The Smart has engaged a group of seven Sojourner Scholars to conduct deep research on works from the Smart’s collection. In addition the students are working with program administrators and Museum staff to design several large-scale programs that introduce the Smart to their peers.
Red Line Service
As co-founders of Red Line Service (RLS), Rhoda Rosen and Billy McGuinness create cultural experiences for and with Chicagoans concerned about and/or currently experiencing homelessness. In partnership with direct service and advocacy organizations, RLS strives to open and expand critical dialogues about poverty, social responsibility, and culture, while simultaneously generating change for all participants and transforming the cultural institutions that house its programs. Rhoda Rosen is an art historian and curator and currently serves as adjunct associate professor at the School of the Art Institute of Chicago (SAIC). Billy McGuinness is a practicing artist and lecturer at SAIC.
Red Line Service initiated their Interpreter in Residence work by partnering with Museum staff to organize a potluck brunch for adults experiencing homelessness and Smart staff that included a tour of the Smart’s fall exhibition, There was a whole collection made, literature readings, and a performance of Electra at Court Theatre. Two members of Red Line Service are now working with a Smart Museum docent to orchestrate a series of regularly scheduled “pop-up” installations in the Museum’s lobby, to share and record stories inspired by Conversations with the Collection: Belonging, and our differing understanding of the meaning of home.
Jim Duignan started the Stockyard Institute in 1995 as an artist project and a small community institute in the Back of the Yards neighborhood of south Chicago. From the start, the Stockyard Institute was a community center working to collectively design and organize visual and pedagogical projects alongside youth, artists, teachers, community members, and the public, which speculate on art, education, aesthetics, and the city. The Stockyard Institute was influenced by an awareness of neighborhood histories and an under recognized group of community artists, architects, radical teachers, and local activists where a deep consideration of the social and civic forms of engagement were as critical to their practice as to their lives. Jim Duignan is a Chicago artist and professor of visual art in the College of Education at DePaul University.
Stockyard Institute has created two mobile radio stations inspired by Marcel Duchamp’s Boite-en-valise (currently on view in Conversations with the Collection: Belonging) for use in interpretive and educational programming.
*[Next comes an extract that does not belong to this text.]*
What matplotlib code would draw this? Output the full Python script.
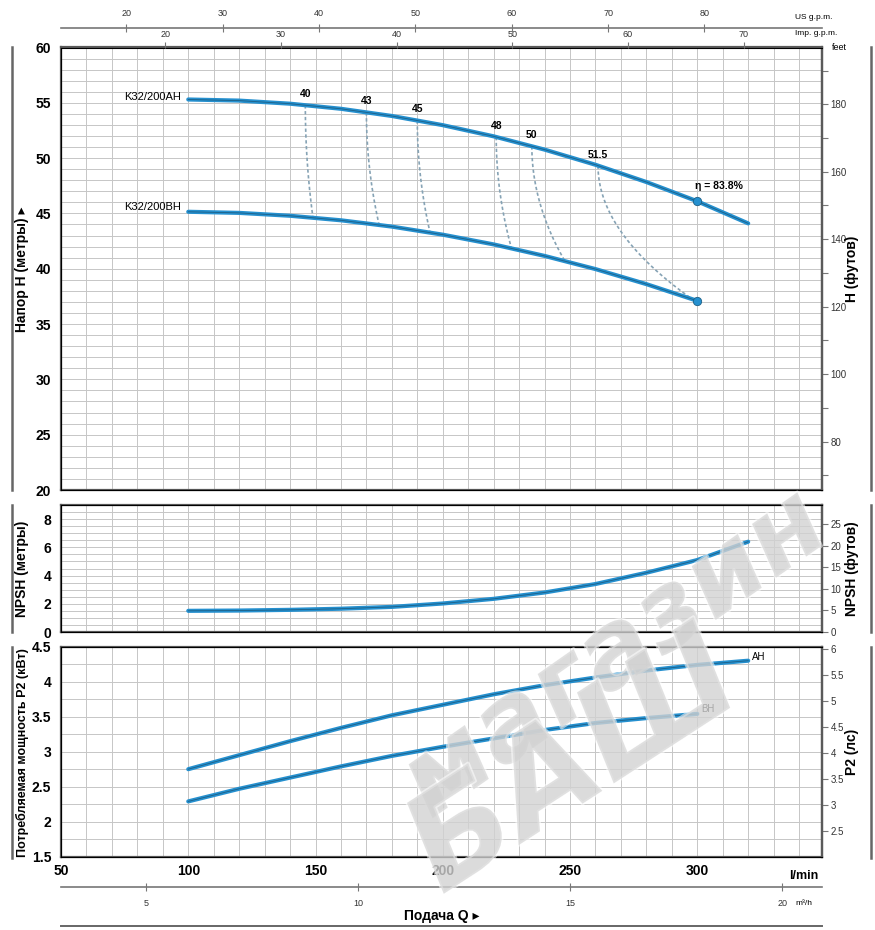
import numpy as np
import matplotlib
matplotlib.use("Agg")
import matplotlib.pyplot as plt
from matplotlib.ticker import MultipleLocator, FixedLocator
from matplotlib.lines import Line2D
import matplotlib.patheffects as pe

plt.rcParams['font.family'] = ['Liberation Sans Narrow', 'Liberation Sans', 'DejaVu Sans']

# ---------------- data ----------------
q_ah = [100, 120, 140, 160, 180, 200, 220, 240, 260, 280, 300, 320]
h_ah = [55.3, 55.2, 54.92, 54.46, 53.81, 52.98, 51.97, 50.77, 49.4, 47.84, 46.1, 44.1]
q_bh = [100, 120, 140, 160, 180, 200, 220, 240, 260, 280, 300]
h_bh = [45.15, 45.05, 44.79, 44.38, 43.81, 43.08, 42.2, 41.16, 39.97, 38.61, 37.1]

eff_labels = ['40', '43', '45', '48', '50', '51.5']
eff_q_top = [146, 170, 190, 221, 235, 261]
eff_q_bottom = [149, 175, 195, 227, 248, 298]
best_q = 300
best_label = 'η = 83.8%'

q_npsh = [100, 120, 140, 160, 180, 200, 220, 240, 260, 280, 300, 320]
npsh = [1.5, 1.52, 1.57, 1.65, 1.78, 2.02, 2.35, 2.8, 3.4, 4.2, 5.1, 6.4]

q_p_ah = [100, 120, 140, 160, 180, 200, 220, 240, 260, 280, 300, 320]
p_ah = [2.75, 2.95, 3.15, 3.34, 3.52, 3.67, 3.82, 3.95, 4.06, 4.16, 4.24, 4.3]
q_p_bh = [100, 120, 140, 160, 180, 200, 220, 240, 260, 280, 300]
p_bh = [2.29, 2.47, 2.63, 2.79, 2.94, 3.07, 3.19, 3.31, 3.41, 3.48, 3.54]

lpm_ticks = [50, 100, 150, 200, 250, 300]
m3h_ticks = [5, 10, 15, 20]
usgpm_ticks = [20, 30, 40, 50, 60, 70, 80]
impgpm_ticks = [20, 30, 40, 50, 60, 70]
head_ticks = [20, 25, 30, 35, 40, 45, 50, 55, 60]
npsh_ticks = [0, 2, 4, 6, 8]
kw_ticks = [1.5, 2, 2.5, 3, 3.5, 4, 4.5]
feet_ticks = [80, 100, 120, 140, 160, 180]
npsh_ft_ticks = [0, 5, 10, 15, 20, 25]
hp_ticks = [2.5, 3, 3.5, 4, 4.5, 5, 5.5, 6]

M_TO_FT = 3.28084
KW_TO_HP = 1.341
LPM_TO_US = 0.264172
LPM_TO_IMP = 0.219969
LPM_TO_M3H = 0.06

# ---------------- layout ----------------
W, H = 875, 930
fig = plt.figure(figsize=(W / 100, H / 100), dpi=100)


def rect(l, t, r, b):
    return [l / W, 1 - b / H, (r - l) / W, (b - t) / H]


def fmt(v):
    return ('%g' % v)


L, R = 61, 822
XMIN, XMAX = 50, 349
ax1 = fig.add_axes(rect(L, 47.5, R, 490))
ax2 = fig.add_axes(rect(L, 505, R, 632))
ax3 = fig.add_axes(rect(L, 646.7, R, 856.7))

GRID = '#c6c6c6'
SPINE = '#5a5a5a'
BLUE = '#2590cf'
DARK = '#1d5f86'
TICKFONT = dict(fontsize=10, fontweight='bold')

for ax, (y0, y1, ymin, ticks) in zip(
        [ax1, ax2, ax3], [(20, 60, 1, head_ticks), (0, 9, 0.5, npsh_ticks),
                          (1.5, 4.5, 0.25, kw_ticks)]):
    ax.set_xlim(XMIN, XMAX)
    ax.set_ylim(y0, y1)
    ax.xaxis.set_major_locator(MultipleLocator(50))
    ax.xaxis.set_minor_locator(MultipleLocator(10))
    ax.set_yticks(ticks)
    ax.set_yticklabels([fmt(v) for v in ticks], **TICKFONT)
    ax.yaxis.set_minor_locator(MultipleLocator(ymin))
    ax.grid(which='both', color=GRID, lw=0.7)
    ax.set_axisbelow(True)
    for s in ax.spines.values():
        s.set_color(SPINE)
        s.set_linewidth(1.6)
    ax.tick_params(axis='both', which='both', length=0, pad=7)
    ax.tick_params(axis='x', labelbottom=False)

# bottom l/min labels
ax3.tick_params(axis='x', labelbottom=True, pad=5)
ax3.set_xticks(lpm_ticks)
ax3.set_xticklabels([fmt(v) for v in lpm_ticks], **TICKFONT)
ax3.xaxis.set_minor_locator(MultipleLocator(10))
ax3.annotate('l/min', (0.995, 0), xycoords='axes fraction', xytext=(0, -14),
             textcoords='offset points', ha='right', va='center', fontsize=9, fontweight='bold')


def draw_curve(ax, x, y):
    ax.plot(x, y, color=BLUE, lw=3.0, solid_capstyle='round', zorder=3)
    ax.plot(x, y, color=DARK, lw=0.6, zorder=4)


# ---------------- head ----------------
draw_curve(ax1, q_ah, h_ah)
draw_curve(ax1, q_bh, h_bh)
for qt, qb, lab in zip(eff_q_top, eff_q_bottom, eff_labels):
    ht = np.interp(qt, q_ah, h_ah)
    hb = np.interp(qb, q_bh, h_bh)
    t = np.linspace(0, 1, 40)
    ax1.plot(qt + (qb - qt) * t ** 2, ht + (hb - ht) * t, color='#86a3b5',
             lw=1.2, ls=(0, (2.0, 1.5)), zorder=2)
    ax1.annotate(lab, (qt, ht), xytext=(0, 8), textcoords='offset points', ha='center',
                 va='center', fontsize=7.5, fontweight='bold')
hbest_a = np.interp(best_q, q_ah, h_ah)
hbest_b = np.interp(best_q, q_bh, h_bh)
ax1.plot([best_q, best_q], [hbest_a, hbest_b], 'o', color=BLUE, ms=6, mec=DARK, mew=0.6, zorder=5)
ax1.annotate(best_label, (best_q, hbest_a), xytext=(-2, 11), textcoords='offset points',
             ha='left', va='center', fontsize=7.5, fontweight='bold')
ax1.text(97, 55.5, 'K32/200AH', ha='right', va='center', fontsize=8)
ax1.text(97, 45.6, 'K32/200BH', ha='right', va='center', fontsize=8)

# right feet axis
ax1r = ax1.twinx()
ax1r.set_ylim(20 * M_TO_FT, 60 * M_TO_FT)
ax1r.set_yticks(feet_ticks)
ax1r.yaxis.set_minor_locator(FixedLocator([70, 90, 110, 130, 150, 170, 190]))
ax1r.tick_params(axis='y', which='both', length=4, width=0.8, color='#777', labelsize=7,
                 labelcolor='#333', pad=2)
ax1r.spines['right'].set_color(SPINE)
ax1r.spines['right'].set_linewidth(1.6)
ax1r.annotate('feet', (1.0, 1.0), xycoords='axes fraction', xytext=(7, 0),
              textcoords='offset points', ha='left', va='center', fontsize=6.5)

# imp gpm on top spine
ax1t = ax1.twiny()
ax1t.set_xlim(XMIN, XMAX)
ax1t.set_xticks([v / LPM_TO_IMP for v in impgpm_ticks])
ax1t.set_xticklabels([fmt(v) for v in impgpm_ticks])
ax1t.tick_params(axis='x', length=4, width=0.8, color='#777', labelsize=6.5, labelcolor='#333', pad=2)
ax1t.tick_params(axis='y', left=False, right=False, labelleft=False, labelright=False)
for s in ax1t.spines.values():
    s.set_visible(False)
ax1t.annotate('Imp. g.p.m.', (0.965, 1.0), xycoords='axes fraction', xytext=(0, 10),
              textcoords='offset points', ha='left', va='center', fontsize=6)

# US gpm axis line
axus = fig.add_axes(rect(L, 28, R, 28.5))
axus.set_xlim(XMIN, XMAX)
axus.set_ylim(0, 1)
for k in ['left', 'right', 'top']:
    axus.spines[k].set_visible(False)
axus.spines['bottom'].set_color('#777')
axus.spines['bottom'].set_linewidth(1.2)
axus.set_yticks([])
axus.xaxis.set_ticks_position('top')
axus.set_xticks([v / LPM_TO_US for v in usgpm_ticks])
axus.set_xticklabels([fmt(v) for v in usgpm_ticks])
axus.tick_params(axis='x', direction='inout', length=6, width=0.8, color='#777', labelsize=6.5,
                 labelcolor='#333', pad=4)
axus.patch.set_alpha(0)
axus.annotate('US g.p.m.', (0.965, 0.0), xycoords='axes fraction', xytext=(0, 8),
              textcoords='offset points', ha='left', va='center', fontsize=6)

# ---------------- NPSH ----------------
draw_curve(ax2, q_npsh, npsh)
ax2r = ax2.twinx()
ax2r.set_ylim(0, 9 * M_TO_FT)
ax2r.set_yticks(npsh_ft_ticks)
ax2r.tick_params(axis='y', length=4, width=0.8, color='#777', labelsize=7, labelcolor='#333', pad=2)
ax2r.spines['right'].set_color(SPINE)
ax2r.spines['right'].set_linewidth(1.6)

# ---------------- power ----------------
draw_curve(ax3, q_p_ah, p_ah)
draw_curve(ax3, q_p_bh, p_bh)
ax3.text(q_p_ah[-1] + 1.5, p_ah[-1] + 0.05, 'AH', ha='left', va='center', fontsize=7)
ax3.text(q_p_bh[-1] + 1.5, p_bh[-1] + 0.07, 'BH', ha='left', va='center', fontsize=7)
ax3r = ax3.twinx()
ax3r.set_ylim(1.5 * KW_TO_HP, 4.5 * KW_TO_HP)
ax3r.set_yticks(hp_ticks)
ax3r.set_yticklabels([fmt(v) for v in hp_ticks])
ax3r.tick_params(axis='y', length=4, width=0.8, color='#777', labelsize=7, labelcolor='#333', pad=2)
ax3r.spines['right'].set_color(SPINE)
ax3r.spines['right'].set_linewidth(1.6)

# m3/h axis line
axm = fig.add_axes(rect(L, 886, R, 886.5))
axm.set_xlim(XMIN, XMAX)
axm.set_ylim(0, 1)
for k in ['left', 'right', 'top']:
    axm.spines[k].set_visible(False)
axm.spines['bottom'].set_color('#777')
axm.spines['bottom'].set_linewidth(1.2)
axm.set_yticks([])
axm.set_xticks([v / LPM_TO_M3H for v in m3h_ticks])
axm.set_xticklabels([fmt(v) for v in m3h_ticks])
axm.tick_params(axis='x', direction='inout', length=6, width=0.8, color='#777', labelsize=6.5,
                labelcolor='#333', pad=6)
axm.patch.set_alpha(0)
axm.annotate('m³/h', (0.965, 0.0), xycoords='axes fraction', xytext=(0, -12),
             textcoords='offset points', ha='left', va='center', fontsize=6)

# bottom label and line
fig.text((L + R) / 2 / W, 1 - 916 / H, 'Подача Q ▸', ha='center', va='center',
         fontsize=10, fontweight='bold')
fig.add_artist(Line2D([L / W, R / W], [1 - 926 / H] * 2, color='#666', lw=1.4))

# side labels and bars
for (t, b, txt) in [(47.5, 490, 'Напор H (метры) ▸'), (505, 632, 'NPSH (метры)'),
                    (646.7, 858, 'Потребляемая мощность P2 (кВт)')]:
    fig.add_artist(Line2D([12 / W] * 2, [1 - t / H, 1 - b / H], color='#666', lw=1.8))
    fs = 9 if len(txt) > 20 else 10
    fig.text(22 / W, 1 - (t + b) / 2 / H, txt, rotation=90, ha='center', va='center',
             fontsize=fs, fontweight='bold')
for (t, b, txt) in [(47.5, 490, 'H (футов)'), (505, 632, 'NPSH (футов)'), (646.7, 858, 'P2 (лс)')]:
    fig.add_artist(Line2D([871 / W] * 2, [1 - t / H, 1 - b / H], color='#666', lw=1.8))
    fig.text(852 / W, 1 - (t + b) / 2 / H, txt, rotation=90, ha='center', va='center',
             fontsize=10, fontweight='bold')

# watermark (light, semi-transparent, as in the reference image)
wm_effects = [pe.withStroke(linewidth=2.5, foreground='white')]
fig.text(615 / W, 1 - 655 / H, 'магазин', rotation=35, ha='center', va='center',
         fontsize=76, fontweight='bold', style='italic', color='#d2d2d2', alpha=0.55,
         family='DejaVu Sans', path_effects=wm_effects, zorder=20)
fig.text(575 / W, 1 - 765 / H, 'БАШ', rotation=33, ha='center', va='center',
         fontsize=95, fontweight='bold', style='italic', color='#d2d2d2', alpha=0.55,
         family='DejaVu Sans', path_effects=wm_effects, zorder=20)

fig.savefig('out.png', dpi=100)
About the Interpreter in Residence program
Established in 2013, the Interpreter in Residence is a yearlong program designed as a forum for Chicago-based artists and educators with an interest in social engagement to create participatory art experiences with Smart Museum guests.
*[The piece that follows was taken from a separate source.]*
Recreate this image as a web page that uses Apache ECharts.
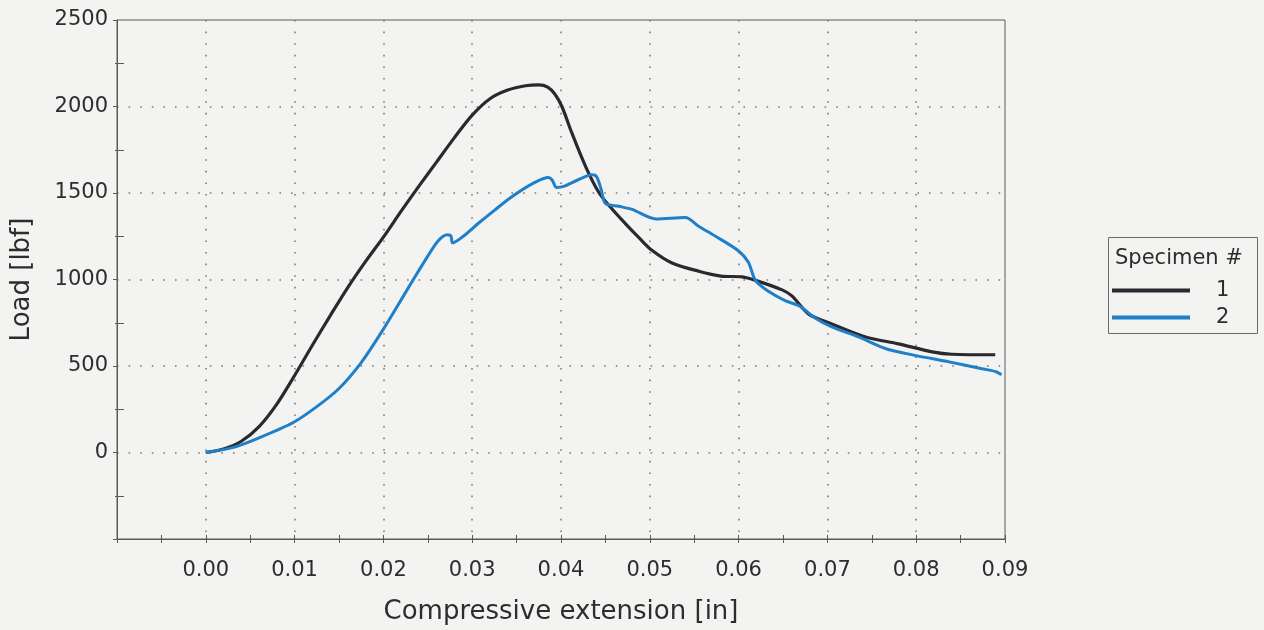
<!DOCTYPE html>
<html>
<head>
<meta charset="utf-8">
<title>Load vs compressive extension</title>
<script src="https://cdn.jsdelivr.net/npm/echarts@6/dist/echarts.min.js"></script>
<style>
  html, body { margin: 0; padding: 0; background: #f3f3f2; }
  #chart { width: 1264px; height: 630px; }
</style>
</head>
<body>
<div id="chart"></div>
<script>
// Specimen 1: compressive extension [in] and load [lbf]
const ext1 = [0, 0.0020, 0.0040, 0.0060, 0.0080, 0.0100, 0.0120, 0.0140, 0.0160, 0.0180,
  0.0200, 0.0220, 0.0240, 0.0260, 0.0280, 0.0300, 0.0320, 0.0340, 0.0360, 0.0375,
  0.0385, 0.0393, 0.0401, 0.0412, 0.0428, 0.0443, 0.0457, 0.0473, 0.0488, 0.0502,
  0.0525, 0.0555, 0.0580, 0.0604, 0.0619, 0.0649, 0.0660, 0.0679, 0.0705, 0.0743,
  0.0780, 0.0818, 0.0840, 0.0889];
const load1 = [0, 20, 65, 150, 280, 445, 620, 790, 955, 1105,
  1245, 1395, 1540, 1680, 1820, 1950, 2045, 2095, 2120, 2125,
  2112, 2072, 2000, 1850, 1650, 1500, 1410, 1320, 1240, 1170,
  1095, 1048, 1020, 1015, 995, 940, 905, 800, 743, 668,
  628, 582, 568, 565];

// Specimen 2
const ext2 = [0, 0.0030, 0.0060, 0.0099, 0.0125, 0.0150, 0.0175, 0.0198, 0.0215,
  0.0232, 0.0250, 0.0262, 0.0272, 0.0276, 0.0278, 0.0290, 0.0307, 0.0325, 0.0345,
  0.0370, 0.0386, 0.0390, 0.0395, 0.0403, 0.0420, 0.0435, 0.0440, 0.0445, 0.0450,
  0.0465, 0.0480, 0.0507, 0.0540, 0.0555, 0.0574, 0.0600, 0.0611, 0.0619, 0.0634,
  0.0653, 0.0668, 0.0687, 0.0705, 0.0735, 0.0766, 0.0800, 0.0837, 0.0874, 0.0890, 0.0896];
const load2 = [0, 28, 85, 175, 265, 370, 520, 697, 840,
  985, 1135, 1225, 1258, 1252, 1212, 1250, 1325, 1400, 1480,
  1560, 1590, 1575, 1532, 1538, 1578, 1605, 1595, 1525, 1440,
  1423, 1405, 1350, 1358, 1308, 1250, 1165, 1100, 995, 930,
  876, 848, 775, 726, 668, 600, 560, 524, 484, 467, 449];

const seriesNames = ['1', '2'];
const xTickLabels = ['0.00', '0.01', '0.02', '0.03', '0.04', '0.05', '0.06', '0.07', '0.08', '0.09'];
const yTickLabels = ['0', '500', '1000', '1500', '2000', '2500'];

const FONT = 'DejaVu Sans, Verdana, sans-serif';
const TEXT = '#2d2d2d';
const AXIS = '#5a5a5a';

const pairs = (xs, ys) => xs.map((x, i) => [x, ys[i]]);

const xLabel = v => {
  const i = Math.round(v / 0.01);
  return (v > -0.001 && xTickLabels[i] !== undefined) ? xTickLabels[i] : '';
};
const yLabel = v => {
  const i = Math.round(v / 500);
  return (v > -1 && yTickLabels[i] !== undefined) ? yTickLabels[i] : '';
};

const xBase = { type: 'value', min: -0.01, max: 0.09, interval: 0.01, position: 'bottom' };
const yBase = { type: 'value', min: -500, max: 2500, interval: 500, position: 'left' };
const dotted = { show: true, showMinLine: false, showMaxLine: false,
  lineStyle: { color: '#7a7a7a', width: 1.6, type: [1.6, 10] } };

const chart = echarts.init(document.getElementById('chart'), null, { renderer: 'canvas' });
chart.setOption({
  backgroundColor: '#f3f3f2',
  animation: false,
  grid: { left: 117, right: 259, top: 20, bottom: 89, show: true,
    borderColor: AXIS, borderWidth: 1, backgroundColor: 'transparent' },
  xAxis: [
    Object.assign({}, xBase, {
      name: 'Compressive extension [in]', nameLocation: 'middle', nameGap: 60,
      nameTextStyle: { fontFamily: FONT, fontSize: 26, color: TEXT },
      axisLine: { show: true, onZero: false, lineStyle: { color: AXIS, width: 1 } },
      axisTick: { show: true, inside: false, length: 4, lineStyle: { color: AXIS } },
      minorTick: { show: true, splitNumber: 2, length: 4, lineStyle: { color: AXIS } },
      axisLabel: { formatter: xLabel, fontFamily: FONT, fontSize: 21, color: TEXT, margin: 21,
        showMinLabel: true, showMaxLabel: true },
      splitLine: dotted
    }),
    Object.assign({}, xBase, {
      axisLine: { show: false, onZero: false },
      axisTick: { show: true, inside: true, length: 4, lineStyle: { color: AXIS } },
      minorTick: { show: true, splitNumber: 2, length: 4, lineStyle: { color: AXIS } },
      axisLabel: { show: false },
      splitLine: { show: false }
    })
  ],
  yAxis: [
    Object.assign({}, yBase, {
      name: 'Load [lbf]', nameLocation: 'middle', nameGap: 82,
      nameTextStyle: { fontFamily: FONT, fontSize: 26, color: TEXT },
      axisLine: { show: true, onZero: false, lineStyle: { color: AXIS, width: 1 } },
      axisTick: { show: true, inside: false, length: 4, lineStyle: { color: AXIS } },
      minorTick: { show: true, splitNumber: 2, length: 2, lineStyle: { color: AXIS } },
      axisLabel: { formatter: yLabel, fontFamily: FONT, fontSize: 21, color: TEXT, margin: 9 },
      splitLine: dotted
    }),
    Object.assign({}, yBase, {
      axisLine: { show: false, onZero: false },
      axisTick: { show: false, inside: true },
      minorTick: { show: true, splitNumber: 2, length: 7, lineStyle: { color: AXIS } },
      axisLabel: { show: false },
      splitLine: { show: false }
    })
  ],
  legend: {
    orient: 'vertical', left: 1112, top: 280, padding: 0,
    icon: 'rect', itemWidth: 78, itemHeight: 4, itemGap: 6,
    textStyle: { fontFamily: FONT, fontSize: 21, color: TEXT, padding: [0, 0, 0, 21] },
    data: seriesNames
  },
  graphic: [
    { type: 'rect', left: 1108, top: 237, shape: { width: 149, height: 96 },
      style: { fill: 'transparent', stroke: '#6a6a6a', lineWidth: 1 }, silent: true },
    { type: 'text', left: 1115, top: 248,
      style: { text: 'Specimen #', fontFamily: FONT, fontSize: 21, fill: TEXT } }
  ],
  series: [
    { name: seriesNames[0], type: 'line', data: pairs(ext1, load1), smooth: 0.3,
      symbol: 'none', color: '#2a2a2e', lineStyle: { width: 3.2, color: '#2a2a2e' }, z: 3 },
    { name: seriesNames[1], type: 'line', data: pairs(ext2, load2), smooth: 0.3,
      symbol: 'none', color: '#1f7fc8', lineStyle: { width: 3, color: '#1f7fc8' }, z: 4 }
  ]
});
</script>
</body>
</html>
The residency, organized by the Smart’s Public Practice department, is informed by art and ideas drawn from the Smart’s collections and exhibitions as well as issues and questions that are critical to the Museum’s institutional practice. The Smart invites artists to participate in the program who approach similar sets of questions in their work. We hope that their engagement at the Museum offers an opportunity for sustained investigation into these questions that benefit both their and our practice.
Through public programs and other ephemeral activities, the interpreters in residence help create a critical commons where we can engage with art, ideas, and one another.